The &#65279; character

So after some frustrating attempts to find a ZWNBSP that worked, I returned to the supposedly deprecated character. While &zwnbsp; doesn’t even exist, surprisingly &#65279; does work in every reader except mobi7 kindle readers.

A workaround for Mobi7 eReaders

As mentioned above, the &#65279; character is not supported in mobi7 files. It displays as that terrible looking box shown above. Since its purely a mobi7 issue, however, we can work around this problem by wrapping the tag in a span and removing it with a mobi7 media query

Here’s your html:

<p>Maecenas faucibus mollis interdum. Maecenas sed diam eget 
risus varius blandit sit amet non 
magna<span class= "kf8only-inline">&#65279;</span>&mdash;</p>

And here’s what to add your CSS file:

@media amzn-mobi {
  .kf8only-inline {
    display: none;
  }
}

@media amzn-kf8 {
  .kf8only-inline {
    display: inline;
  }
}
iosgood
The em dash at the top previously might have broken, but here it keeps part of the word with it.

There you have it. A zero-width non-breaking space that works great on most e-readers, and degrades gracefully on e-readers that don’t.

Sample File: ZWNBSP.epub

********************************

Derrick Schultz is a book designer and developer living in Brooklyn, NY. He currently heads up digital design and production workflow projects at Atavist Books, and contributes his ebook knowledge to Creatavist. You can find him on Twitter as @dvsch.

 

10 Responses to “Avoiding Bad Punctuation Breaks in eBooks”

  1. This is rather confusing article, and most importantly: if U+FEFF does not work for mobi7 readers, then the obvious solution should be the CSS way with white-space: nowrap (rather than a tricky non-conforming CSS rule). Which e-book readers fail to obey this property (which has been in CSS since the very beginning), what exactly happens, and how the failures can be reproduced?

  2. Jukka,

    There’s a couple problems with white-space: nowrap;

    1. Lack of support: I’ll need to go back and check, but I recall mobi7 doesn’t really support nowrap, and ADE 2 had issues with it as well. As I recall, it just ignores nowrap, so the solution above has a higher range of support across e-readers. If I’m incorrect in that, please let me know—I’m be happy to hear about it.

    2. It requires a wrapping both the word and the em dash, which is a much more frustrating alteration to have to make programmatically then a much simpler find and replace.

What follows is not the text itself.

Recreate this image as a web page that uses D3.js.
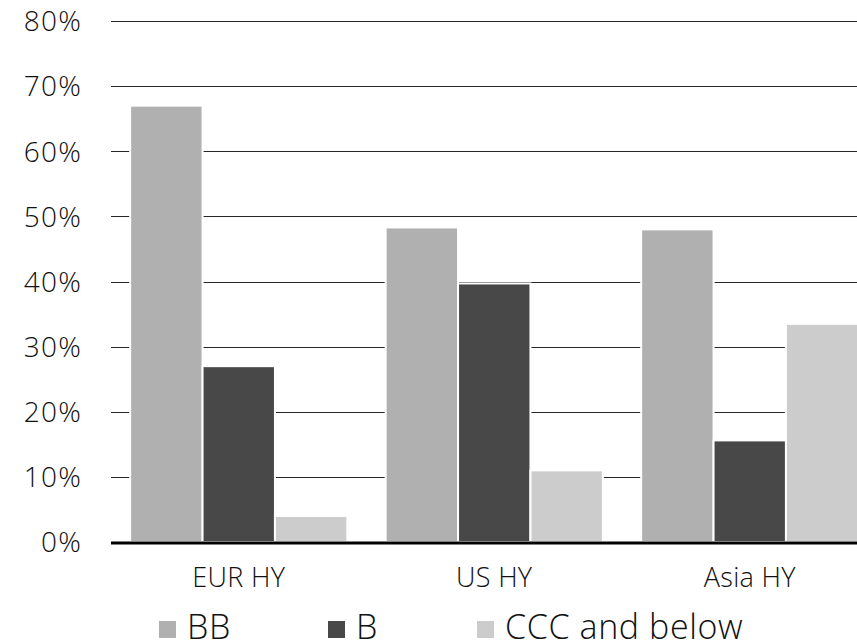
<!DOCTYPE html>
<html>
<head>
<meta charset="utf-8">
<script src="https://cdn.jsdelivr.net/npm/d3@7/dist/d3.min.js"></script>
<style>
  html, body { margin: 0; padding: 0; background: #fff; }
  svg { display: block; font-family: "Open Sans", "Noto Sans", sans-serif; font-weight: 350; }
</style>
</head>
<body>
<svg id="chart" width="857" height="643"></svg>
<script>
const categories = ["EUR HY", "US HY", "Asia HY"];
const seriesNames = ["BB", "B", "CCC and below"];
const seriesColors = ["#b0b0b0", "#484848", "#cccccc"];
const bbValues = [67.0, 48.3, 48.0];
const bValues = [27.0, 39.7, 15.6];
const cccValues = [4.0, 11.0, 33.5];
const yTicks = [0, 10, 20, 30, 40, 50, 60, 70, 80];

const seriesValues = [bbValues, bValues, cccValues];
const data = categories.map((c, i) => ({
  category: c,
  values: seriesNames.map((s, j) => ({ series: s, value: seriesValues[j][i], color: seriesColors[j] }))
}));

const svg = d3.select("#chart");
const margin = { left: 111, right: -20.5, top: 21, bottom: 101 };
const W = 857, H = 643;

const y = d3.scaleLinear().domain([0, 80]).range([H - margin.bottom, margin.top]);
const x0 = d3.scaleBand().domain(categories)
  .range([margin.left, W - margin.right])
  .paddingInner(0.15).paddingOuter(0.075);
const x1 = d3.scaleBand().domain(seriesNames).range([0, x0.bandwidth()]).padding(0);

// gridlines
const grid = svg.append("g");
grid.selectAll("line").data(yTicks.filter(t => t > 0)).join("line")
  .attr("x1", margin.left).attr("x2", W)
  .attr("y1", d => Math.round(y(d)) + 0.5).attr("y2", d => Math.round(y(d)) + 0.5)
  .attr("stroke", "#262626").attr("stroke-width", 1);

// y axis labels
const yAxis = d3.axisLeft(y).tickValues(yTicks).tickFormat(d => d + "%").tickSize(0).tickPadding(0);
const yg = svg.append("g").attr("transform", `translate(82,0)`).call(yAxis);
yg.select(".domain").remove();
yg.selectAll("text")
  .attr("font-size", 28).attr("fill", "#111")
  .attr("font-family", "'Open Sans', 'Noto Sans', sans-serif")
  .attr("font-weight", 350)
  .attr("letter-spacing", 1.2)
  .attr("dy", "0.35em");

// bars
const groups = svg.append("g").selectAll("g").data(data).join("g")
  .attr("transform", d => `translate(${x0(d.category)},0)`);
groups.selectAll("rect").data(d => d.values).join("rect")
  .attr("x", d => x1(d.series))
  .attr("width", x1.bandwidth())
  .attr("y", d => y(d.value))
  .attr("height", d => y(0) - y(d.value))
  .attr("fill", d => d.color)
  .attr("stroke", "#ffffff")
  .attr("stroke-width", 2);

// baseline
svg.append("line")
  .attr("x1", margin.left).attr("x2", W)
  .attr("y1", y(0) + 1).attr("y2", y(0) + 1)
  .attr("stroke", "#000").attr("stroke-width", 2.8);

// x axis labels
const xAxis = d3.axisBottom(x0).tickSize(0).tickPadding(0);
const xg = svg.append("g").attr("transform", `translate(0,${y(0) + 36})`).call(xAxis);
xg.select(".domain").remove();
xg.selectAll("text")
  .attr("font-size", 27).attr("fill", "#111")
  .attr("font-family", "'Open Sans', 'Noto Sans', sans-serif")
  .attr("font-weight", 350)
  .attr("letter-spacing", 0.3)
  .attr("dy", "0.35em");

// legend
const legendX = [159, 328, 477];
const legend = svg.append("g").selectAll("g").data(seriesNames).join("g")
  .attr("transform", (d, i) => `translate(${legendX[i]},621)`);
legend.append("rect")
  .attr("width", 17).attr("height", 17)
  .attr("fill", (d, i) => seriesColors[i]);
legend.append("text")
  .attr("x", 28).attr("y", 18)
  .attr("font-size", 34).attr("fill", "#111")
  .attr("font-weight", 350)
  .attr("letter-spacing", 0.6)
  .text(d => d);
</script>
</body>
</html>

    I’m also not sure what you mean by this being a “non-conforming CSS.” What in the above sample doesn’t conform?

  3. I would rather expect the article to provide for confirmed observation about what actually happens, if it claims that a basic CSS feature is not supported and suggests a more complicated approach.

    Media names amzn-mobi and amzn-kf8 are nonstandard.

  4. While those media names are non-standard, they are defacto standards for those devices, not unlike prefixed css3 styles.

    I’ll take a look at the white-space support when I get a chance, but I know ePub Secrets would also gladly accept an article from you if you’d like to refute my findings 🙂

  5. […] name is Derrick. I wrote a guest post last week. This week I’m excited to announce I’m joining ePubSecrets as an […]

  6. Jorge says:

    This technique does add a thin but still obvious and sort-of out of place extra separation between the em dash and the letter next to it in eink Kindles (tried on Kindle 4 and Voyage).